Alex Ferguson would say, “I don’t think Iniesta and Xavi have ever given the ball away in their lives” and for six consecutive years from 2008 to 2013 the International Federation of Football History & Statistics named one of them the World’s Best Playmaker.

Many words were written on them, but few were exchanged between them. “We never spoke much on the pitch in over 10 years playing together,” said Xavi. “It wasn’t necessary. We understood each other with a look.”

Watch: bit.ly/2KXBI7T

MISTY MAY-TREANOR AND KERRI WALSH JENNINGS

The best partnerships become non-verbal, operating on a higher frequency, as if after so much time a pairing develops telepathy. For May-Treanor, her relationship with Walsh Jennings was instinctive. “Volleyball,” she said, “is really a dance – you see those professional dancers, they know what the next move is without verbalising and that is how Kerri and I were.”

They won three straight Olympic gold medals (2004, 2008, 2012) in beach volleyball and at one point, on tour, had won 112 consecutive matches and 19 straight titles before they were beaten.

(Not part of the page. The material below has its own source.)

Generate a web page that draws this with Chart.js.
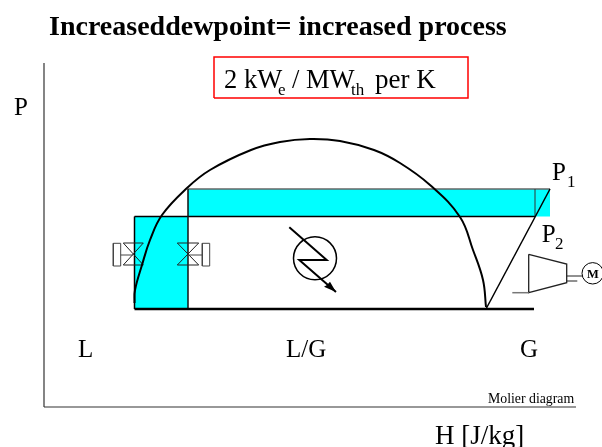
<!DOCTYPE html>
<html>
<head>
<meta charset="utf-8">
<title>Molier diagram</title>
<script src="https://cdn.jsdelivr.net/npm/chart.js@4"></script>
<style>
    body { margin: 0; background: #fff; }
    canvas { display: block; }
</style>
</head>
<body>
<canvas id="molierChart" width="602" height="447"></canvas>
<script>
// Values are [H, P] in the diagram's own units
const domeH = [90.5, 91, 98, 106, 118, 143, 166, 207, 236, 266, 296, 330, 356, 386, 416, 429, 439, 442];
const domeP = [104, 117, 142, 167, 192, 219, 237, 257, 265, 268, 266, 257, 244, 222, 190, 157, 127, 100];

const axisH = [[0, 0], [532, 0]];
const axisP = [[0, 0], [0, 344]];

const bandArea = [[144, 190.5], [506, 190.5], [506, 218], [144, 218], [144, 190.5]];
const blockArea = [[90.5, 98], [144, 98], [144, 190.5], [90.5, 190.5], [90.5, 98]];

const bandTop = [[144, 218], [506, 218]];
const bandBottom = [[90.5, 190.5], [491, 190.5]];
const bandEnd = [[491, 190.5], [491, 218]];
const leftEdge = [[90.5, 98], [90.5, 190.5]];
const midEdge = [[144, 98], [144, 218]];
const liquidLine = [[90.5, 98], [490, 98]];
const compressionLine = [[506, 218], [442, 98]];

const leftValveBox = [[69.3, 141], [76.7, 141], [76.7, 163.7], [69.3, 163.7], [69.3, 141]];
const leftValveCross = [[79.3, 164], [99.3, 164], [79.3, 142], [99.3, 142], [79.3, 164]];
const leftValveStem = [[76.7, 152], [89, 152]];
const rightValveBox = [[158.3, 141], [165.7, 141], [165.7, 163.7], [158.3, 163.7], [158.3, 141]];
const rightValveCross = [[133.3, 164], [154.7, 164], [133.3, 142], [154.7, 142], [133.3, 164]];
const rightValveStem = [[144, 152], [158.3, 152]];

const exchangerCentre = [[271, 148.7]];
const exchangerArrow = [[245.3, 179.7], [282.7, 147], [255.3, 147], [292, 115]];
const arrowHead = [[292, 115], [280, 120.3], [283, 122], [286, 125.3], [292, 115]];

const compressorBody = [[484.7, 152.7], [522.7, 143], [522.7, 124.3], [484.7, 114.3], [484.7, 152.7]];
const compressorInlet = [[468.3, 114.3], [484.7, 114.3]];
const shaftUpper = [[522.7, 131], [538, 131]];
const shaftLower = [[522.7, 126], [533.3, 126]];
const motorCentre = [[548.7, 133.7]];

const noteBox = [[170, 309], [424, 309], [424, 350], [170, 350], [170, 309]];

const serif = '"Liberation Serif", "Times New Roman", serif';
const labels = [
    { text: 'Increaseddewpoint= increased process', h: 5, p: 372, font: 'bold 28px ' + serif },
    { text: '2 kW', h: 180, p: 319, font: '26.5px ' + serif },
    { text: 'e', h: 234, p: 312, font: '17px ' + serif },
    { text: '/ MW', h: 248, p: 319, font: '26.5px ' + serif },
    { text: 'th', h: 307, p: 312, font: '17px ' + serif },
    { text: 'per K', h: 331, p: 319, font: '27px ' + serif },
    { text: 'P', h: -30, p: 292, font: '25px ' + serif },
    { text: 'P', h: 508, p: 227, font: '25px ' + serif },
    { text: '1', h: 523, p: 220, font: '17px ' + serif },
    { text: 'P', h: 497.7, p: 165.3, font: '25px ' + serif },
    { text: '2', h: 511, p: 158, font: '17px ' + serif },
    { text: 'M', h: 543, p: 129, font: 'bold 12.5px ' + serif },
    { text: 'L', h: 34, p: 50, font: '25px ' + serif },
    { text: 'L/G', h: 242, p: 50, font: '25px ' + serif },
    { text: 'G', h: 476, p: 50, font: '25px ' + serif },
    { text: 'Molier diagram', h: 444, p: 4, font: '13.8px ' + serif },
    { text: 'H [J/kg]', h: 391, p: -37, font: '27px ' + serif }
];

function toPoints(pairs) {
    return pairs.map(pair => ({ x: pair[0], y: pair[1] }));
}

function line(pairs, color, width) {
    return {
        data: toPoints(pairs),
        showLine: true,
        borderColor: color,
        borderWidth: width,
        pointRadius: 0,
        clip: false
    };
}

function area(pairs, color) {
    return {
        data: toPoints(pairs),
        showLine: true,
        borderWidth: 0,
        borderColor: color,
        backgroundColor: color,
        fill: 'shape',
        pointRadius: 0,
        clip: false
    };
}

function ring(pairs, radius, width) {
    return {
        data: toPoints(pairs),
        showLine: false,
        pointStyle: 'circle',
        pointRadius: radius,
        pointBorderWidth: width,
        pointBorderColor: '#000',
        pointBackgroundColor: 'rgba(255,255,255,0)',
        clip: false
    };
}

const domeLine = line(domeH.map((h, i) => [h, domeP[i]]), '#000', 2);
domeLine.tension = 0.4;

// Text sits on the same scales as the marks
const labelPlugin = {
    id: 'labelPlugin',
    afterDraw(chart) {
        const ctx = chart.ctx;
        ctx.save();
        ctx.fillStyle = '#000';
        ctx.textBaseline = 'alphabetic';
        labels.forEach(label => {
            ctx.font = label.font;
            ctx.fillText(label.text, chart.scales.x.getPixelForValue(label.h), chart.scales.y.getPixelForValue(label.p));
        });
        ctx.restore();
    }
};

// Chart.js paints the last dataset first, so the top layer is listed first
const layers = [
    line(noteBox, '#ff0000', 1.5),
    ring(motorCentre, 10.7, 1),
    line(shaftLower, '#222', 1),
    line(shaftUpper, '#222', 1),
    line(compressorInlet, '#777', 1.5),
    line(compressorBody, '#222', 1.3),
    area(arrowHead, '#000'),
    line(exchangerArrow, '#000', 2),
    ring(exchangerCentre, 21.5, 1.5),
    line(compressionLine, '#000', 1.5),
    line(liquidLine, '#000', 2.5),
    domeLine,
    line(rightValveStem, '#444', 1),
    line(rightValveCross, '#222', 1),
    line(rightValveBox, '#444', 1),
    line(leftValveStem, '#444', 1),
    line(leftValveCross, '#222', 1),
    line(leftValveBox, '#444', 1),
    line(midEdge, '#111', 1.5),
    line(leftEdge, '#000', 1.5),
    line(bandEnd, '#333', 1),
    line(bandBottom, '#000', 1.5),
    line(bandTop, '#666', 1.5),
    area(blockArea, '#00ffff'),
    area(bandArea, '#00ffff'),
    line(axisH, '#333', 1.2),
    line(axisP, '#333', 1.2)
];

new Chart(document.getElementById('molierChart'), {
    type: 'scatter',
    data: { datasets: layers },
    options: {
        responsive: false,
        animation: false,
        layout: { autoPadding: false, padding: { left: 44, right: 0, top: 63, bottom: 40 } },
        plugins: {
            legend: { display: false },
            tooltip: { enabled: false }
        },
        scales: {
            x: { display: false, min: 0, max: 558 },
            y: { display: false, min: 0, max: 344 }
        }
    },
    plugins: [labelPlugin]
});
</script>
</body>
</html>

It was hard to separate them, though at least this much was clear: Walsh Jennings had the better nickname. She was called “Six Feet of Sunshine”. May-Treanor was simply called “Turtle”.

Watch: bit.ly/2KXscS2

FRANCIS OUIMET AND EDDIE LOWERY

One was the 20-year-old son of a gardener. The other was a 10-year-old boy, playing hooky from school. Together they challenged convention when Ouimet became the first amateur to win golf’s US Open in 1913 with Lowery as his caddie.

Ouimet won in a play-off and would not let Lowery be taken off the bag. When they won, wrote the New York Tribune, “a roar went up which shook the air and rumbled away for miles”.

A book would be written about that Open, a film made and a statue of them created. Later, Ouimet would inscribe a photo for Lowery with these words: “This is the boy who won the 1913 Open.” Many years later, in 1967, when Ouimet died, Lowery was one of his pallbearers.